Enhanced Phenanthrene Biodegradation in Soil by Slender Oat Root Exudates and Root Debris

  1. Ryan K. Miya and
  2. Mary K. Firestone *
  1. Department of Environmental Science, Policy, and Management, Ecosystem Sciences Div., 151 Hilgard Hall no. 3110, Univ. of California, Berkeley, CA 94720-3110

Abstract

To investigate the mechanisms by which slender oat (Avena barbata Pott ex Link) enhances phenanthrene biodegradation, we analyzed the impacts of root exudates and root debris on phenanthrene biodegradation and degrader community dynamics. Accelerated phenanthrene biodegradation rates occurred in soils amended with slender oat root exudates as well as combined root debris + root exudate as compared with unamended controls.

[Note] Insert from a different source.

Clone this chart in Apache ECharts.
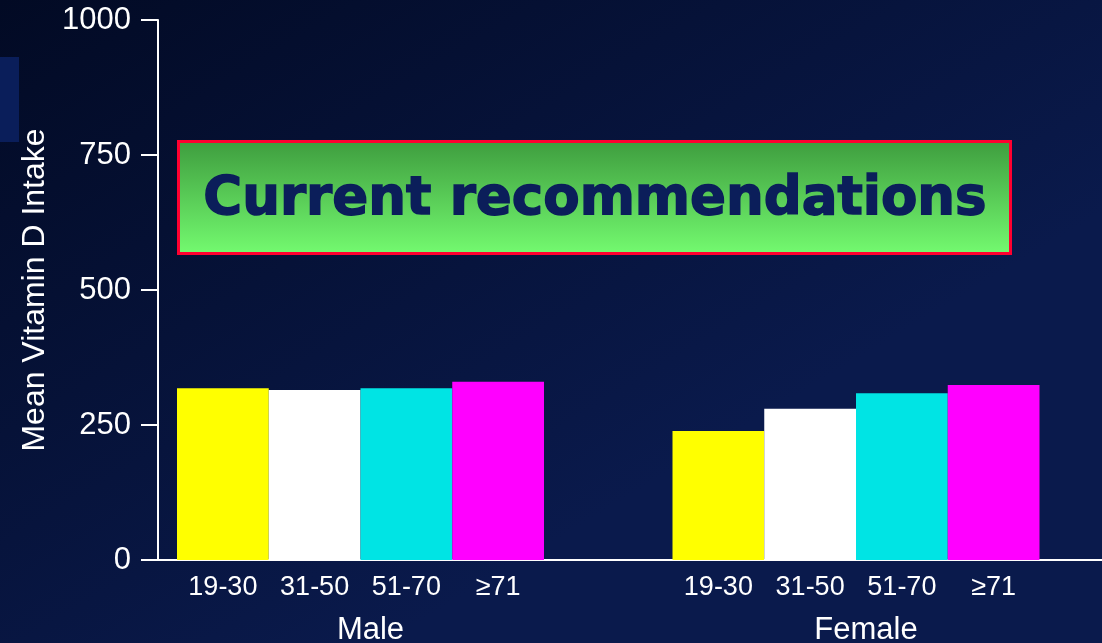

Root exudates significantly enhanced phenanthrene biodegradation in rhizosphere soils, either by increasing contaminant bioavailability and/or increasing microbial population size and activity. A modified most probable number (MPN) method was used to determine quantitative shifts in heterotrophic and phenanthrene degrader communities. During the first 4 to 6 d of treatment, heterotrophic populations increased in all amended soils. Both root debris–amended and exudate-amended soil then maintained larger phenanthrene degrader populations than in control soils later in the experiment after much of the phenanthrene had been utilized. Thus, root amendments had a greater impact over time on phenanthrene degraders than heterotrophs resulting in selective maintenance of degrader populations in amended soils compared with controls.